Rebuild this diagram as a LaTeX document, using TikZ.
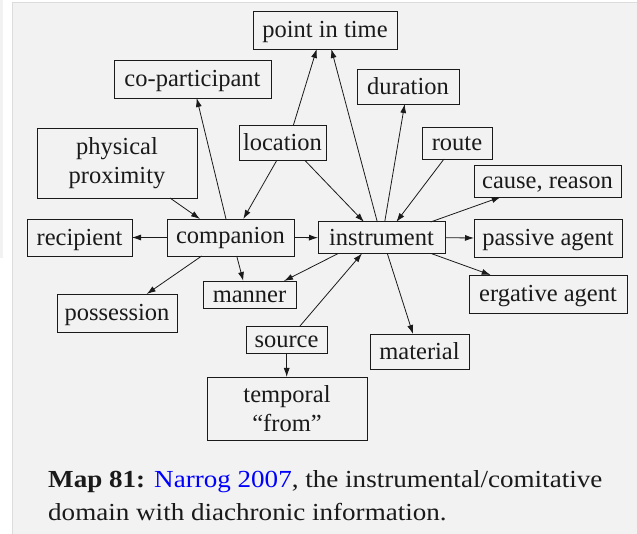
\documentclass[tikz,border=0pt]{standalone}
\usepackage{fontspec}
\setmainfont{Liberation Serif}
\newfontfamily\capfont[FakeStretch=1.105]{Liberation Serif}
\usetikzlibrary{arrows.meta}
\definecolor{panel}{HTML}{F2F2F2}
\definecolor{panelline}{HTML}{DCDCDC}
\definecolor{linkblue}{HTML}{0000FF}
\definecolor{ink}{HTML}{1A1A1A}
\begin{document}
\begin{tikzpicture}[x=1pt,y=-1pt,
  bx/.style={draw=ink, line width=0.9pt, inner sep=0pt, outer sep=0pt,
    text height=18pt, text depth=2pt, text=ink,
    font=\fontsize{24.5}{28.5}\selectfont},
  bxm/.style={draw=ink, line width=0.9pt, inner sep=0pt, outer sep=0pt,
    align=center, text=ink, font=\fontsize{24.5}{28.5}\selectfont},
  lk/.style={draw=ink, line width=0.8pt, -{Latex[length=9pt,width=6pt]}},
  captxt/.style={anchor=base west, inner sep=0pt, text=ink,
    font=\capfont\fontsize{24.5}{33}\selectfont}]
\useasboundingbox (0,0) rectangle (637,534);
\fill[white] (0,0) rectangle (637,534);
\fill[panel] (0,0) rectangle (2.5,258);
\fill[panel] (12,2.5) rectangle (637,534);
\draw[panelline, line width=0.8pt] (12,534) -- (12,2.5) -- (637,2.5);
% nodes
\node[bx, minimum width=144pt, minimum height=38pt] (pit) at (325,30) {point in time};
\node[bx, minimum width=157pt, minimum height=38pt] (cop) at (192.5,79) {co-participant};
\node[bxm, minimum width=160pt, minimum height=70pt] (phys) at (117,163) {physical\\proximity};
\node[bx, minimum width=87pt, minimum height=35pt] (loc) at (282.5,143) {location};
\node[bx, minimum width=105pt, minimum height=37pt] (rec) at (79.5,237.5) {recipient};
\node[bx, text height=17pt, text depth=5pt, minimum width=127pt, minimum height=37pt] (comp) at (230.5,237.5) {companion};
\node[bx, minimum width=127pt, minimum height=31.5pt] (inst) at (381.5,237.7) {instrument};
\node[bx, minimum width=102pt, minimum height=35pt] (dur) at (408,86.5) {duration};
\node[bx, minimum width=70pt, minimum height=32pt] (route) at (457,143) {route};
\node[bx, minimum width=147pt, minimum height=32pt] (cause) at (547.5,181) {cause, reason};
\node[bx, minimum width=148pt, minimum height=38pt] (pass) at (548,238) {passive agent};
\node[bx, minimum width=158pt, minimum height=38pt] (erg) at (548,294) {ergative agent};
\node[bx, minimum width=99pt, minimum height=35pt] (mat) at (419.5,351.5) {material};
\node[bx, minimum width=120pt, minimum height=38pt] (poss) at (117,313) {possession};
\node[bx, minimum width=93pt, minimum height=27pt] (man) at (249.5,294.5) {manner};
\node[bx, minimum width=81pt, minimum height=27pt] (src) at (286.5,339.5) {source};
\node[bxm, minimum width=160pt, minimum height=63pt] (temp) at (287,408.5) {temporal\\“from”};
% connectors
\draw[lk] (comp.west) -- (rec.east);
\draw[lk] (comp.east) -- (inst.west);
\draw[lk] (inst.east) -- (pass.west);
\draw[lk] ([xshift=133pt]phys.south west) -- ([xshift=33pt]comp.north west);
\draw[lk] ([xshift=37.7pt]loc.south west) -- ([xshift=76.3pt]comp.north west);
\draw[lk] ([xshift=59pt]comp.north west) -- ([xshift=82.7pt]cop.south west);
\draw[lk] ([xshift=54.3pt]loc.north west) -- ([xshift=63.7pt]pit.south west);
\draw[lk] ([xshift=59.3pt]inst.north west) -- ([xshift=78.3pt]pit.south west);
\draw[lk] ([xshift=66pt]loc.south west) -- ([xshift=46pt]inst.north west);
\draw[lk] ([xshift=66.7pt]inst.north west) -- ([xshift=47.7pt]dur.south west);
\draw[lk] ([xshift=22pt]route.south west) -- ([xshift=78.3pt]inst.north west);
\draw[lk] ([xshift=112.7pt]inst.north west) -- ([xshift=26.7pt]cause.south west);
\draw[lk] ([xshift=113pt]inst.south west) -- ([xshift=21.7pt]erg.north west);
\draw[lk] ([xshift=69.3pt]inst.south west) -- ([xshift=43pt]mat.north west);
\draw[lk] ([xshift=20.3pt]inst.south west) -- ([xshift=81pt]man.north west);
\draw[lk] ([xshift=54pt]src.north west) -- ([xshift=44pt]inst.south west);
\draw[lk] ([xshift=69.7pt]comp.south west) -- ([xshift=40.3pt]man.north west);
\draw[lk] ([xshift=34.7pt]comp.south west) -- ([xshift=89.7pt]poss.north west);
\draw[lk] ([xshift=40.7pt]src.south west) -- ([xshift=79.7pt]temp.north west);
% caption
\node[captxt] (cap1) at (48,487) {\textbf{Map 81:} \textcolor{linkblue}{Narrog 2007}, the instrumental/comitative};
\node[captxt] (cap2) at (48,520) {domain with diachronic information.};
\end{tikzpicture}
\end{document}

## [Short exercise]
Copy out all the data exactly; skip the pictures.

## [Response to the exercise]
Rebuild this diagram as a LaTeX document, using TikZ.
\documentclass[tikz,border=0pt]{standalone}
\usepackage{fontspec}
\setmainfont{Liberation Serif}
\newfontfamily\capfont[FakeStretch=1.105]{Liberation Serif}
\usetikzlibrary{arrows.meta}
\definecolor{panel}{HTML}{F2F2F2}
\definecolor{panelline}{HTML}{DCDCDC}
\definecolor{linkblue}{HTML}{0000FF}
\definecolor{ink}{HTML}{1A1A1A}
\begin{document}
\begin{tikzpicture}[x=1pt,y=-1pt,
  bx/.style={draw=ink, line width=0.9pt, inner sep=0pt, outer sep=0pt,
    text height=18pt, text depth=2pt, text=ink,
    font=\fontsize{24.5}{28.5}\selectfont},
  bxm/.style={draw=ink, line width=0.9pt, inner sep=0pt, outer sep=0pt,
    align=center, text=ink, font=\fontsize{24.5}{28.5}\selectfont},
  lk/.style={draw=ink, line width=0.8pt, -{Latex[length=9pt,width=6pt]}},
  captxt/.style={anchor=base west, inner sep=0pt, text=ink,
    font=\capfont\fontsize{24.5}{33}\selectfont}]
\useasboundingbox (0,0) rectangle (637,534);
\fill[white] (0,0) rectangle (637,534);
\fill[panel] (0,0) rectangle (2.5,258);
\fill[panel] (12,2.5) rectangle (637,534);
\draw[panelline, line width=0.8pt] (12,534) -- (12,2.5) -- (637,2.5);
% nodes
\node[bx, minimum width=144pt, minimum height=38pt] (pit) at (325,30) {point in time};
\node[bx, minimum width=157pt, minimum height=38pt] (cop) at (192.5,79) {co-participant};
\node[bxm, minimum width=160pt, minimum height=70pt] (phys) at (117,163) {physical\\proximity};
\node[bx, minimum width=87pt, minimum height=35pt] (loc) at (282.5,143) {location};
\node[bx, minimum width=105pt, minimum height=37pt] (rec) at (79.5,237.5) {recipient};
\node[bx, text height=17pt, text depth=5pt, minimum width=127pt, minimum height=37pt] (comp) at (230.5,237.5) {companion};
\node[bx, minimum width=127pt, minimum height=31.5pt] (inst) at (381.5,237.7) {instrument};
\node[bx, minimum width=102pt, minimum height=35pt] (dur) at (408,86.5) {duration};
\node[bx, minimum width=70pt, minimum height=32pt] (route) at (457,143) {route};
\node[bx, minimum width=147pt, minimum height=32pt] (cause) at (547.5,181) {cause, reason};
\node[bx, minimum width=148pt, minimum height=38pt] (pass) at (548,238) {passive agent};
\node[bx, minimum width=158pt, minimum height=38pt] (erg) at (548,294) {ergative agent};
\node[bx, minimum width=99pt, minimum height=35pt] (mat) at (419.5,351.5) {material};
\node[bx, minimum width=120pt, minimum height=38pt] (poss) at (117,313) {possession};
\node[bx, minimum width=93pt, minimum height=27pt] (man) at (249.5,294.5) {manner};
\node[bx, minimum width=81pt, minimum height=27pt] (src) at (286.5,339.5) {source};
\node[bxm, minimum width=160pt, minimum height=63pt] (temp) at (287,408.5) {temporal\\“from”};
% connectors
\draw[lk] (comp.west) -- (rec.east);
\draw[lk] (comp.east) -- (inst.west);
\draw[lk] (inst.east) -- (pass.west);
\draw[lk] ([xshift=133pt]phys.south west) -- ([xshift=33pt]comp.north west);
\draw[lk] ([xshift=37.7pt]loc.south west) -- ([xshift=76.3pt]comp.north west);
\draw[lk] ([xshift=59pt]comp.north west) -- ([xshift=82.7pt]cop.south west);
\draw[lk] ([xshift=54.3pt]loc.north west) -- ([xshift=63.7pt]pit.south west);
\draw[lk] ([xshift=59.3pt]inst.north west) -- ([xshift=78.3pt]pit.south west);
\draw[lk] ([xshift=66pt]loc.south west) -- ([xshift=46pt]inst.north west);
\draw[lk] ([xshift=66.7pt]inst.north west) -- ([xshift=47.7pt]dur.south west);
\draw[lk] ([xshift=22pt]route.south west) -- ([xshift=78.3pt]inst.north west);
\draw[lk] ([xshift=112.7pt]inst.north west) -- ([xshift=26.7pt]cause.south west);
\draw[lk] ([xshift=113pt]inst.south west) -- ([xshift=21.7pt]erg.north west);
\draw[lk] ([xshift=69.3pt]inst.south west) -- ([xshift=43pt]mat.north west);
\draw[lk] ([xshift=20.3pt]inst.south west) -- ([xshift=81pt]man.north west);
\draw[lk] ([xshift=54pt]src.north west) -- ([xshift=44pt]inst.south west);
\draw[lk] ([xshift=69.7pt]comp.south west) -- ([xshift=40.3pt]man.north west);
\draw[lk] ([xshift=34.7pt]comp.south west) -- ([xshift=89.7pt]poss.north west);
\draw[lk] ([xshift=40.7pt]src.south west) -- ([xshift=79.7pt]temp.north west);
% caption
\node[captxt] (cap1) at (48,487) {\textbf{Map 81:} \textcolor{linkblue}{Narrog 2007}, the instrumental/comitative};
\node[captxt] (cap2) at (48,520) {domain with diachronic information.};
\end{tikzpicture}
\end{document}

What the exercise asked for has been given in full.